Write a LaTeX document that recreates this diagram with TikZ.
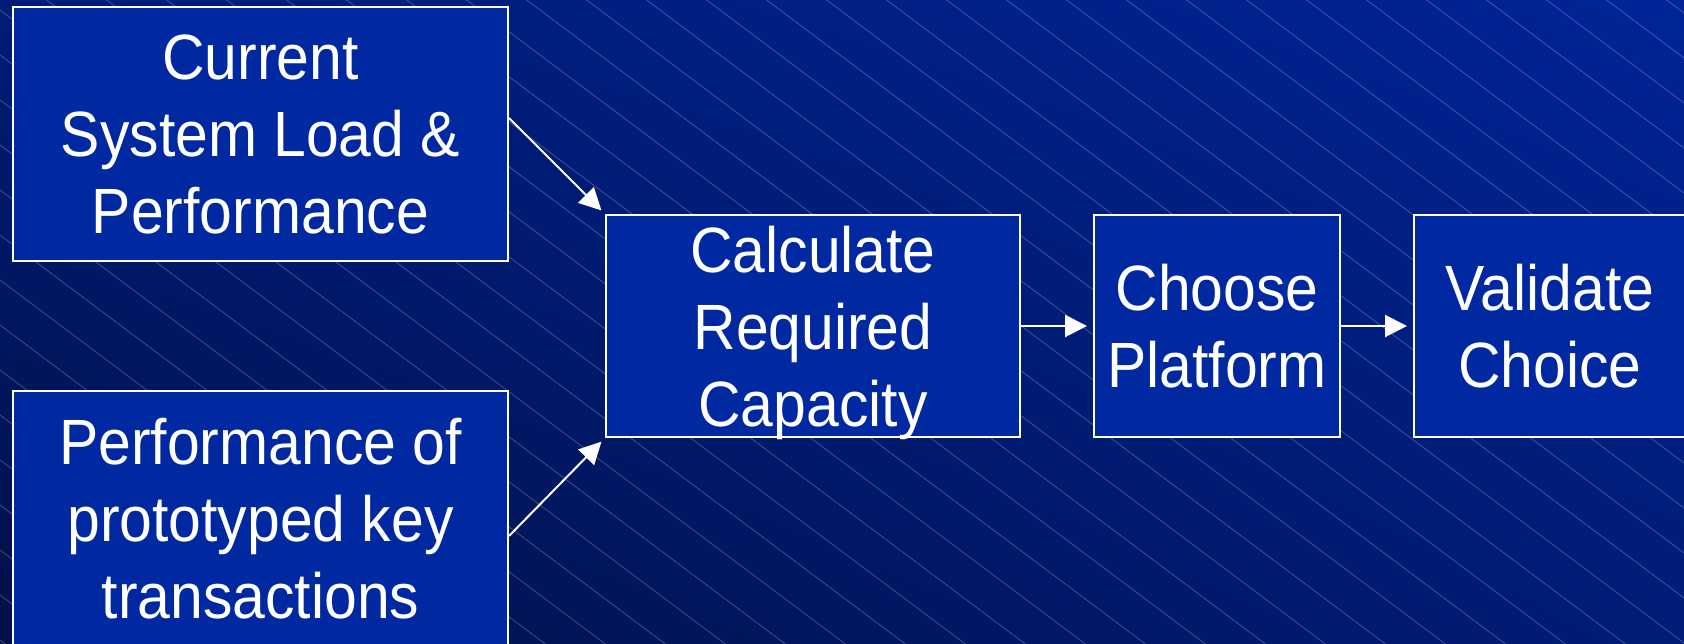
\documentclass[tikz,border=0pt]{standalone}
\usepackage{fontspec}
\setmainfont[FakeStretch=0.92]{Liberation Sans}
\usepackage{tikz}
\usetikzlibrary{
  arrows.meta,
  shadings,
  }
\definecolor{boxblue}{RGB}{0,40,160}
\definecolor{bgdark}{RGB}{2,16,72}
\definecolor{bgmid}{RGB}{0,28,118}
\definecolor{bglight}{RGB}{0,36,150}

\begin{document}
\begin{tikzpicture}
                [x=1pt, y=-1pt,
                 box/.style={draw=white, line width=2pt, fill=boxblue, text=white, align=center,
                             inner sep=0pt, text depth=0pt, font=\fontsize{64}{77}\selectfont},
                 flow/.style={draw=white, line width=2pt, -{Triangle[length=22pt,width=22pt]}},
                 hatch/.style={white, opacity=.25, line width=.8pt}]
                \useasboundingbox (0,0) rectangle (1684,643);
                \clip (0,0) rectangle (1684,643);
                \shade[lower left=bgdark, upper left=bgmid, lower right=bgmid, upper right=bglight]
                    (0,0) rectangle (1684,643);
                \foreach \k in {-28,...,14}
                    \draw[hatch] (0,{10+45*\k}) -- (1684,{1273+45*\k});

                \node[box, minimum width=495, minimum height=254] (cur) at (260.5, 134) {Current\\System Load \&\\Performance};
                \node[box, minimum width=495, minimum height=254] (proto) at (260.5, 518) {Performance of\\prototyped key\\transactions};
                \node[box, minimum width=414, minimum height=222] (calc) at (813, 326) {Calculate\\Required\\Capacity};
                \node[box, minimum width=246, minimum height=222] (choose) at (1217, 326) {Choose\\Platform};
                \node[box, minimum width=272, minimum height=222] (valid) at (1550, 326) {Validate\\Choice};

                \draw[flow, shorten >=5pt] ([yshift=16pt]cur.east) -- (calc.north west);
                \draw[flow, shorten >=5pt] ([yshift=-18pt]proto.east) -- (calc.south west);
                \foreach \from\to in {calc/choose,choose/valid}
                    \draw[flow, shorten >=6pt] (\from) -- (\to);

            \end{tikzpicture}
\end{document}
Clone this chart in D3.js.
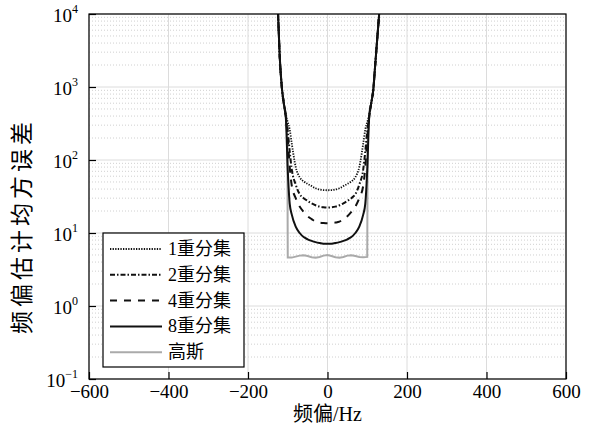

Stated problem: Print the complete listing exactly as it stands, without its pictures.

Problem solution:
Write a LaTeX document that recreates this diagram with TikZ.
\documentclass[tikz,border=0pt]{standalone}
\usepackage{fontspec}
\setmainfont[FakeStretch=0.92]{Liberation Sans}
\usepackage{tikz}
\usetikzlibrary{
  arrows.meta,
  shadings,
  }
\definecolor{boxblue}{RGB}{0,40,160}
\definecolor{bgdark}{RGB}{2,16,72}
\definecolor{bgmid}{RGB}{0,28,118}
\definecolor{bglight}{RGB}{0,36,150}

\begin{document}
\begin{tikzpicture}
                [x=1pt, y=-1pt,
                 box/.style={draw=white, line width=2pt, fill=boxblue, text=white, align=center,
                             inner sep=0pt, text depth=0pt, font=\fontsize{64}{77}\selectfont},
                 flow/.style={draw=white, line width=2pt, -{Triangle[length=22pt,width=22pt]}},
                 hatch/.style={white, opacity=.25, line width=.8pt}]
                \useasboundingbox (0,0) rectangle (1684,643);
                \clip (0,0) rectangle (1684,643);
                \shade[lower left=bgdark, upper left=bgmid, lower right=bgmid, upper right=bglight]
                    (0,0) rectangle (1684,643);
                \foreach \k in {-28,...,14}
                    \draw[hatch] (0,{10+45*\k}) -- (1684,{1273+45*\k});

                \node[box, minimum width=495, minimum height=254] (cur) at (260.5, 134) {Current\\System Load \&\\Performance};
                \node[box, minimum width=495, minimum height=254] (proto) at (260.5, 518) {Performance of\\prototyped key\\transactions};
                \node[box, minimum width=414, minimum height=222] (calc) at (813, 326) {Calculate\\Required\\Capacity};
                \node[box, minimum width=246, minimum height=222] (choose) at (1217, 326) {Choose\\Platform};
                \node[box, minimum width=272, minimum height=222] (valid) at (1550, 326) {Validate\\Choice};

                \draw[flow, shorten >=5pt] ([yshift=16pt]cur.east) -- (calc.north west);
                \draw[flow, shorten >=5pt] ([yshift=-18pt]proto.east) -- (calc.south west);
                \foreach \from\to in {calc/choose,choose/valid}
                    \draw[flow, shorten >=6pt] (\from) -- (\to);

            \end{tikzpicture}
\end{document}
Clone this chart in D3.js.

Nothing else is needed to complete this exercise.